What you are asked to do » Starting at the first line of the listing below, repeat each line up to and including the one containing "const xLabels = [10,30,50];". Leave out pictures.

[Charts and diagrams as code]
****

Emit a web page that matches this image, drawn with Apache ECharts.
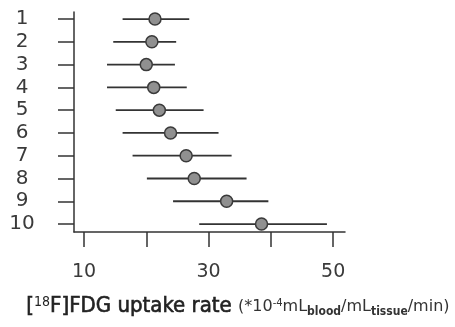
<!DOCTYPE html>
<html><head><meta charset="utf-8">
<script src="https://cdn.jsdelivr.net/npm/echarts@6/dist/echarts.min.js"></script>
<style>html,body{margin:0;padding:0;background:#fff}#c{width:455px;height:327px}</style>
</head><body><div id="c"></div>
<script>
const rows = [1,2,3,4,5,6,7,8,9,10];
const estimate = [21.4,20.9,20.0,21.2,22.1,23.9,26.4,27.7,32.9,38.5];
const lower = [16.2,14.7,13.7,13.7,15.1,16.2,17.8,20.1,24.3,28.5];
const upper = [26.9,24.8,24.6,26.5,29.2,31.6,33.7,36.1,39.6,49.0];
const xTicks = [10,20,30,40,50];
const xLabels = [10,30,50];

const chart = echarts.init(document.getElementById('c'));
const font = 'DejaVu Sans';
const cfont = 'DejaVu Sans Condensed';
const L = 26;
chart.setOption({
  animation:false,
  grid:{left:74,right:110,top:12,bottom:95},
  xAxis:{type:'value',min:8.4,max:51.9,
    axisLine:{lineStyle:{color:'#333',width:1.5}},
    axisTick:{show:true,length:15,lineStyle:{color:'#333',width:1.5},customValues:xTicks},
    axisLabel:{customValues:xLabels,margin:31,fontFamily:font,fontSize:19,color:'#3a3a3a'},
    splitLine:{show:false}},
  yAxis:{type:'value',inverse:true,min:0.69,max:10.35,
    axisLine:{show:true,lineStyle:{color:'#333',width:1.5}},
    axisTick:{show:true,length:16,lineStyle:{color:'#333',width:1.5},customValues:rows},
    axisLabel:{customValues:rows,margin:52,fontFamily:font,fontSize:20,color:'#3a3a3a',align:'center'},
    splitLine:{show:false}},
  graphic:[{type:'text',left:26,top:295,style:{
    text:'{b|[}{sup|18}{b|F]FDG uptake rate }{s|(*10}{ssup|-4}{s|mL}{sub|blood}{s|/mL}{sub|tissue}{s|/min)}',
    rich:{
      b:{fontFamily:cfont,fontSize:22,fill:'#222',stroke:'#222',lineWidth:0.6,lineHeight:L,verticalAlign:'bottom',padding:[0,0,2,0]},
      sup:{fontFamily:cfont,fontSize:14,fill:'#222',lineHeight:L,verticalAlign:'bottom',padding:[0,0,10,0]},
      s:{fontFamily:font,fontSize:16,fill:'#333',lineHeight:L,verticalAlign:'bottom',padding:[0,0,4,0]},
      ssup:{fontFamily:font,fontSize:10,fill:'#333',lineHeight:L,verticalAlign:'bottom',padding:[0,0,11,0]},
      sub:{fontFamily:cfont,fontSize:12,fontWeight:'bold',fill:'#333',lineHeight:L,verticalAlign:'bottom',padding:[0,0,1,0]}
    }}}],
  series:[
    {type:'custom',data:rows.map((r,i)=>[lower[i],upper[i],r]),
      renderItem:function(params,api){
        const a=api.coord([api.value(0),api.value(2)]);
        const b=api.coord([api.value(1),api.value(2)]);
        return {type:'line',shape:{x1:a[0],y1:a[1],x2:b[0],y2:b[1]},style:{stroke:'#333',lineWidth:1.8}};
      },z:2},
    {type:'scatter',data:rows.map((r,i)=>[estimate[i],r]),symbol:'circle',symbolSize:12,
      itemStyle:{color:'#909090',borderColor:'#3a3a3a',borderWidth:1.5,opacity:1},z:3}
  ]
});
</script></body></html>
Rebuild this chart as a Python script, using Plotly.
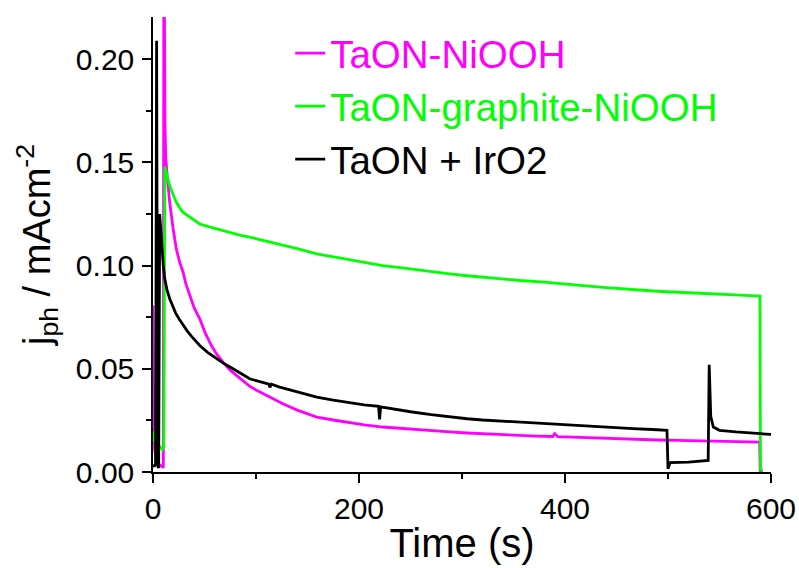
import plotly.graph_objects as go

# ---- data ----
series_names = ["TaON-NiOOH", "TaON-graphite-NiOOH", "TaON + IrO2"]
series_colors = ["#ff00ff", "#00ff00", "#000000"]

t_nioh = [0, 0.65, 1.6, 3, 4.9, 7, 9.1, 10.0, 10.6, 11.6, 12.3, 14, 16.2, 19.5, 22.7, 26, 29.2, 32, 35.6,
          40, 45.4, 51, 56.7, 62, 68, 74, 81, 88, 94, 102, 110, 118, 126, 140, 159, 175, 190, 205, 223,
          240, 255, 270, 288, 305, 320, 337, 356, 372, 388, 390, 393, 410, 430, 448, 466, 490, 510,
          531, 550, 570, 589, 589.5, 592]
j_nioh = [0.0807, 0.027, 0.0113, 0.006, 0.004, 0.003, 0.0025, 0.0025, 0.28, 0.17, 0.153, 0.142, 0.1307,
          0.118, 0.108, 0.1015, 0.0968, 0.091, 0.0855, 0.0795, 0.0742, 0.067, 0.0613, 0.057, 0.0532,
          0.0498, 0.0468, 0.0438, 0.0415, 0.0392, 0.0371, 0.0351, 0.0331, 0.0300, 0.0266, 0.0252, 0.0240,
          0.0228, 0.0218, 0.0211, 0.0205, 0.0199, 0.0194, 0.0189, 0.0185, 0.0180, 0.0177, 0.0174, 0.0172,
          0.0186, 0.0171, 0.0168, 0.0165, 0.0161, 0.0157, 0.0155, 0.0153, 0.0150, 0.0149, 0.0147, 0.0145,
          0.0, 0.0]

t_graph = [0, 1, 3, 5, 7, 9, 10.5, 11.5, 13, 16.2, 19.5, 22.7, 26, 29.2, 33, 37, 41, 45.4, 53, 61.6, 70,
           77.7, 86, 94, 108, 123, 140, 159, 175, 190, 205, 223, 240, 255, 270, 288, 305, 320, 337, 356,
           380, 401.6, 420, 440, 466, 490, 510, 531, 550, 570, 589.3, 589.8, 592]
j_graph = [0.020, 0.015, 0.014, 0.013, 0.012, 0.011, 0.012, 0.148, 0.145, 0.1388, 0.1345, 0.1307, 0.128,
           0.1258, 0.1245, 0.1230, 0.1215, 0.1202, 0.1190, 0.1178, 0.1165, 0.1154, 0.1146, 0.1138, 0.1122,
           0.1105, 0.1082, 0.1057, 0.1042, 0.1028, 0.1014, 0.1000, 0.0990, 0.0980, 0.0970, 0.0960, 0.0951,
           0.0944, 0.0936, 0.0928, 0.0920, 0.0912, 0.0902, 0.0893, 0.0883, 0.0876, 0.0871, 0.0867, 0.0862,
           0.0857, 0.0852, 0.001, 0.001]

t_iro2 = [0, 1.5, 2.5, 3.5, 4.5, 5.5, 6.5, 8, 10, 11.4, 13.5, 16.2, 19, 22, 25.5, 29.2, 33, 37, 41, 45.4,
          53, 61.6, 70, 77.7, 86, 93.9, 102, 110, 112.5, 113.5, 115, 123, 140, 159, 175, 190, 205, 219,
          220, 221, 235, 250, 270, 288, 305, 320, 337, 356, 380, 401.6, 430, 466, 485, 499, 500, 502,
          520, 539, 540, 541.5, 544, 550, 566, 585, 600]
j_iro2 = [0.003, 0.003, 0.004, 0.209, 0.003, 0.002, 0.125, 0.112, 0.100, 0.0936, 0.0885, 0.0840, 0.0805,
          0.0770, 0.0740, 0.0710, 0.0685, 0.0660, 0.0635, 0.0613, 0.0580, 0.0549, 0.0522, 0.0500, 0.0475,
          0.0452, 0.0440, 0.0428, 0.0426, 0.0410, 0.0425, 0.0411, 0.0390, 0.0363, 0.0348, 0.0335, 0.0325,
          0.0318, 0.0255, 0.0316, 0.0303, 0.0292, 0.0278, 0.0266, 0.0258, 0.0252, 0.0247, 0.0242, 0.0234,
          0.0226, 0.0219, 0.0210, 0.0206, 0.0202, 0.0016, 0.0045, 0.0048, 0.0056, 0.052, 0.027, 0.0218,
          0.0202, 0.0194, 0.0186, 0.0182]

x_ticks = [0, 200, 400, 600]
y_ticks = [0.00, 0.05, 0.10, 0.15, 0.20]
y_tick_text = ["0.00", "0.05", "0.10", "0.15", "0.20"]
x_range = [0, 600]
y_range = [0, 0.2205]

FONT = "Liberation Sans, Arial, sans-serif"

fig = go.Figure()
for name, color, tx, jy in [
    (series_names[0], series_colors[0], t_nioh, j_nioh),
    (series_names[1], series_colors[1], t_graph, j_graph),
    (series_names[2], series_colors[2], t_iro2, j_iro2),
]:
    fig.add_trace(go.Scatter(
        x=tx, y=jy, mode="lines",
        name=f'<span style="color:{color}">{name}</span>',
        line=dict(color=color, width=2.8),
    ))

axis_line = dict(showline=True, linecolor="black", linewidth=1.5, showgrid=False, zeroline=False,
                 automargin=False)

fig.update_layout(
    width=799, height=568,
    margin=dict(l=153, r=28, t=17, b=96, autoexpand=False),
    paper_bgcolor="white", plot_bgcolor="white",
    font=dict(family=FONT, color="black"),
    showlegend=True,
    legend=dict(x=0.222, y=0.99, xanchor="left", yanchor="top",
                bgcolor="rgba(0,0,0,0)", font=dict(size=38.5, family=FONT),
                traceorder="normal"),
    xaxis=dict(range=x_range, tickvals=x_ticks, ticks="outside", ticklen=9, tickwidth=1.5,
               tickcolor="black", tickfont=dict(size=30),
               minor=dict(dtick=100, tick0=0, ticks="outside", ticklen=5, tickwidth=1.5, tickcolor="black"),
               title=dict(text="Time (s)", font=dict(size=40), standoff=5),
               **axis_line),
    yaxis=dict(range=y_range, tickvals=y_ticks, ticktext=y_tick_text, ticks="outside", ticklen=9,
               tickwidth=1.5, tickcolor="black", tickfont=dict(size=30), ticklabelstandoff=2,
               minor=dict(dtick=0.025, tick0=0, ticks="outside", ticklen=5, tickwidth=1.5, tickcolor="black"),
               title=dict(text="j<sub>ph</sub> / mAcm<sup>-2</sup>", font=dict(size=38), standoff=14),
               **axis_line),
    xaxis2=dict(range=x_range, overlaying="x", side="top", anchor="y", tickvals=x_ticks,
                showticklabels=False, ticks="inside", ticklen=6, tickwidth=1.5, tickcolor="black",
                minor=dict(dtick=100, tick0=0, ticks="inside", ticklen=6, tickwidth=1.5, tickcolor="black"),
                **axis_line),
    yaxis2=dict(range=y_range, overlaying="y", side="right", anchor="x", tickvals=y_ticks,
                showticklabels=False, ticks="inside", ticklen=9, tickwidth=1.5, tickcolor="black",
                minor=dict(dtick=0.025, tick0=0, ticks="inside", ticklen=5, tickwidth=1.5, tickcolor="black"),
                **axis_line),
)

# remove the browser's default 8 px page margin so the 799x568 figure fills the window exactly
fig.write_html("out.html",
               config={"displayModeBar": False},
               post_script="document.body.style.margin='0';document.body.style.overflow='hidden';")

****

The response »
Emit a web page that matches this image, drawn with Apache ECharts.
<!DOCTYPE html>
<html><head><meta charset="utf-8">
<script src="https://cdn.jsdelivr.net/npm/echarts@6/dist/echarts.min.js"></script>
<style>html,body{margin:0;padding:0;background:#fff}#c{width:455px;height:327px}</style>
</head><body><div id="c"></div>
<script>
const rows = [1,2,3,4,5,6,7,8,9,10];
const estimate = [21.4,20.9,20.0,21.2,22.1,23.9,26.4,27.7,32.9,38.5];
const lower = [16.2,14.7,13.7,13.7,15.1,16.2,17.8,20.1,24.3,28.5];
const upper = [26.9,24.8,24.6,26.5,29.2,31.6,33.7,36.1,39.6,49.0];
const xTicks = [10,20,30,40,50];
const xLabels = [10,30,50];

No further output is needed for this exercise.